GOAL
Starting at the first line of the listing below, retype each line up to and including the one that contains "import pandas as pd". Leave pictures out.

DATA LINES
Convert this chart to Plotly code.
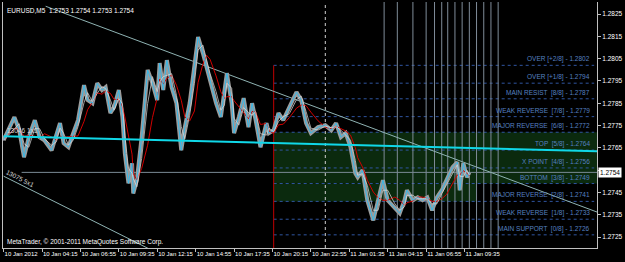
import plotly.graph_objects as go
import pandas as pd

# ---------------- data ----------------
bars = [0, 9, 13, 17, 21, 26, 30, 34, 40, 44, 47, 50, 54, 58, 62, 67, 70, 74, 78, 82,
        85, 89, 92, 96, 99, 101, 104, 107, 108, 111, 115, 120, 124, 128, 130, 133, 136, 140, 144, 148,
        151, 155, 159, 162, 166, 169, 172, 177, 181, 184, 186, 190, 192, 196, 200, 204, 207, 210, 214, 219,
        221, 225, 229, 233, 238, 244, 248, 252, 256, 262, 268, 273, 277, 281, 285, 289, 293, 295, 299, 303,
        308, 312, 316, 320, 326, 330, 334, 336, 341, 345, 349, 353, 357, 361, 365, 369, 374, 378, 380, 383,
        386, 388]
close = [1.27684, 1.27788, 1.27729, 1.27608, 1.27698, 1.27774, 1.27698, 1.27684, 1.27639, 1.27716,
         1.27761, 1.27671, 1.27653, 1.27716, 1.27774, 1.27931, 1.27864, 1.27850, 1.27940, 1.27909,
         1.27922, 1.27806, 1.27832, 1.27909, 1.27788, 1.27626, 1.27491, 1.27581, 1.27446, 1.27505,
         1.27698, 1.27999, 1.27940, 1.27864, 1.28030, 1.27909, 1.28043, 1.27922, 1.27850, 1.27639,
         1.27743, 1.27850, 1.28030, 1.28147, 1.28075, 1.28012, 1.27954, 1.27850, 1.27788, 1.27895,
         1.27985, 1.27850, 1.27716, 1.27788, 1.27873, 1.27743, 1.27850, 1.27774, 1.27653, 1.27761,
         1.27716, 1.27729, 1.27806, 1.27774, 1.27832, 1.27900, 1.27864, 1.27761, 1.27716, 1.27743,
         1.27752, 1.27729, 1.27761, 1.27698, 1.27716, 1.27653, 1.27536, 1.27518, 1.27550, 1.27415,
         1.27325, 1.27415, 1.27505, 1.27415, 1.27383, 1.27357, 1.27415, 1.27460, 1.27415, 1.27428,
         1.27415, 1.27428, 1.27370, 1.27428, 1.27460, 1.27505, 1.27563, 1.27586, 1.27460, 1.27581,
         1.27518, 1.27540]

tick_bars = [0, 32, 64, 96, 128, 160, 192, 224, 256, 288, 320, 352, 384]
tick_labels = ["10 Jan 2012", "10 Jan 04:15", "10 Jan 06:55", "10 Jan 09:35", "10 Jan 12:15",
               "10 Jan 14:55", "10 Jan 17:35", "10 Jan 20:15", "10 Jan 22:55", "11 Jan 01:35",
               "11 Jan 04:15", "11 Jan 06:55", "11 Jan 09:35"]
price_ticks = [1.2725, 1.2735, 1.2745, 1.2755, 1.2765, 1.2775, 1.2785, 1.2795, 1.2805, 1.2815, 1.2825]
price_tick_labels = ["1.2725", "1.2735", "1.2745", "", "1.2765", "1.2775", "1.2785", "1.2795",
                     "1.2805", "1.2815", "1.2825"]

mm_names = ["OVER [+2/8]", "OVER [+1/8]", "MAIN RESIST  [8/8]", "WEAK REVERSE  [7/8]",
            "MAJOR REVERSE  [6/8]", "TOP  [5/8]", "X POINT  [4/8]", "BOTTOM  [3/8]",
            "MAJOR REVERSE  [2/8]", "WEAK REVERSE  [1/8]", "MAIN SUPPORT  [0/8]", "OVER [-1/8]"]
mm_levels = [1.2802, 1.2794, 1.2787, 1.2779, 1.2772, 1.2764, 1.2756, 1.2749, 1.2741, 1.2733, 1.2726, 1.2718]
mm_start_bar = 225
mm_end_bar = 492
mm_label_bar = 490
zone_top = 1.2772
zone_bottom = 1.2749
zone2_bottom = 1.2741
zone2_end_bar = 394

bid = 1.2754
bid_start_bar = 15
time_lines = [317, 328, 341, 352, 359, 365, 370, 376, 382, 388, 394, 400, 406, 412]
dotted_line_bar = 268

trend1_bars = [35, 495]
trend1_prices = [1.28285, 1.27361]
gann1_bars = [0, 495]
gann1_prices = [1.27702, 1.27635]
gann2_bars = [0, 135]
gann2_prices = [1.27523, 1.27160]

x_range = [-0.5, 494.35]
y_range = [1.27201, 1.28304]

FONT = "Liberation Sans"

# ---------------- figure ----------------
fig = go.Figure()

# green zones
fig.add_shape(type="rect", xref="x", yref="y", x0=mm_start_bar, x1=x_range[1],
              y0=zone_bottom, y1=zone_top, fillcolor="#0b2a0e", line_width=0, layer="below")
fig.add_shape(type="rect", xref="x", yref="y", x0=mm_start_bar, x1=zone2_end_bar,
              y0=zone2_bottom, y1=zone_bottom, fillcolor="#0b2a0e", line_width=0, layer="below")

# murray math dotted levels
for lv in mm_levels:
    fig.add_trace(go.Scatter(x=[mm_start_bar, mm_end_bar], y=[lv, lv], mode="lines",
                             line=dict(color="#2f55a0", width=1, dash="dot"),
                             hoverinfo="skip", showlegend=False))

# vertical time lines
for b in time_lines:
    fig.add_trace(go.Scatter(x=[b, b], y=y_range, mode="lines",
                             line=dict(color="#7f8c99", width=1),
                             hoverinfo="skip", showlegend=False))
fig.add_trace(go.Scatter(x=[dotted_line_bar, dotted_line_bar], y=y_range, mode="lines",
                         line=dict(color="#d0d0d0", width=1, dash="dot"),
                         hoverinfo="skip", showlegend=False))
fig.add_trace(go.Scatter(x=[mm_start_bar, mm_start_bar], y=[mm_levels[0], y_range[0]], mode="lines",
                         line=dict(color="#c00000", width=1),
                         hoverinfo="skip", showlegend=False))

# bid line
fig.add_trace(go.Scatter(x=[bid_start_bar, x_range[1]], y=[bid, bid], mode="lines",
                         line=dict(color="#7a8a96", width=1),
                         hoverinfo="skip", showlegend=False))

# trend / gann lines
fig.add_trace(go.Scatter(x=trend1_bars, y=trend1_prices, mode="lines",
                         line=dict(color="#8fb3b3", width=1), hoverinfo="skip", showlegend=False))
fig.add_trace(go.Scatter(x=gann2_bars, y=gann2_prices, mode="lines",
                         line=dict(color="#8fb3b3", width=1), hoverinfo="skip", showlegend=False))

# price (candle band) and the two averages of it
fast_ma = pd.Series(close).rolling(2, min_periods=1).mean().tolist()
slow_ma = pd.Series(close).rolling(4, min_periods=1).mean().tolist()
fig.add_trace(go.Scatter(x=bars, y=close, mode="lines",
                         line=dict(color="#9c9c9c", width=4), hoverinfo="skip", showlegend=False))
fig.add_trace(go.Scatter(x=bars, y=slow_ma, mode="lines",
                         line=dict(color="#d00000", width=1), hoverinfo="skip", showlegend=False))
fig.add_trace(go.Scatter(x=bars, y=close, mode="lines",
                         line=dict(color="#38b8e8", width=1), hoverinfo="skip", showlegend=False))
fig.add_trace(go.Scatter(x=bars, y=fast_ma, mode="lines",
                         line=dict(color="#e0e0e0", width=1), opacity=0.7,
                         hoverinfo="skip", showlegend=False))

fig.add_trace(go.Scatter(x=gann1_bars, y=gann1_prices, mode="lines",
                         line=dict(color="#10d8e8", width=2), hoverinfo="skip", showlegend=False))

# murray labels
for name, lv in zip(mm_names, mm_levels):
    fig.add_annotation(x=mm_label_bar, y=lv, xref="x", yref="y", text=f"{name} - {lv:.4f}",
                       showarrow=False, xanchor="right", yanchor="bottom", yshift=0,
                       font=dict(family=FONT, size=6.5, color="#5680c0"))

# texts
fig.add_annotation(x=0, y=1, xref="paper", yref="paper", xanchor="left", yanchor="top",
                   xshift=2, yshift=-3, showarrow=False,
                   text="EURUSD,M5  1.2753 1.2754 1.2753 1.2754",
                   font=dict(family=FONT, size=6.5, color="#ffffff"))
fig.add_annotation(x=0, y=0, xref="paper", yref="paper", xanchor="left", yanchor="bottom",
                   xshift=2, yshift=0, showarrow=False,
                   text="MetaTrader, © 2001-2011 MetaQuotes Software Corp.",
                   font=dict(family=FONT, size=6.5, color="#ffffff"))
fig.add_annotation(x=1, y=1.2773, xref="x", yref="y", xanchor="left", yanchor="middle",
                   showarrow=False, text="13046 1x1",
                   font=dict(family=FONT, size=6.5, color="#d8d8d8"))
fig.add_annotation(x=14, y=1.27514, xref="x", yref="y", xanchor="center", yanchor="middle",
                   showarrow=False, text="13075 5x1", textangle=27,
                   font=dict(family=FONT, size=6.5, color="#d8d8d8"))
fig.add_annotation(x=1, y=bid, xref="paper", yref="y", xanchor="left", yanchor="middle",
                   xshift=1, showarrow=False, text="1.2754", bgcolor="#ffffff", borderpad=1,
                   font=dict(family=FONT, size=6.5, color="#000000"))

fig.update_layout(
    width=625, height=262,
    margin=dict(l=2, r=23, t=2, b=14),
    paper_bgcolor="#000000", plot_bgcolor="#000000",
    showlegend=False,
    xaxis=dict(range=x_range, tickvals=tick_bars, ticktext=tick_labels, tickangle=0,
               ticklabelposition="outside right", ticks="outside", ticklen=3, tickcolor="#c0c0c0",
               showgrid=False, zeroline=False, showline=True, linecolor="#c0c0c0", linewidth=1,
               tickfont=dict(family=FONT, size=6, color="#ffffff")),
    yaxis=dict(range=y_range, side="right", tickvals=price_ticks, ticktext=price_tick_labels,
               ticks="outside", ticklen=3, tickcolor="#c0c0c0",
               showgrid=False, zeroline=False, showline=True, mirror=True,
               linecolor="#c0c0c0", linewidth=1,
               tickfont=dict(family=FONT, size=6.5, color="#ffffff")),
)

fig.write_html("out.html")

TASK RESPONSE
Convert this chart to Plotly code.
import plotly.graph_objects as go
import pandas as pd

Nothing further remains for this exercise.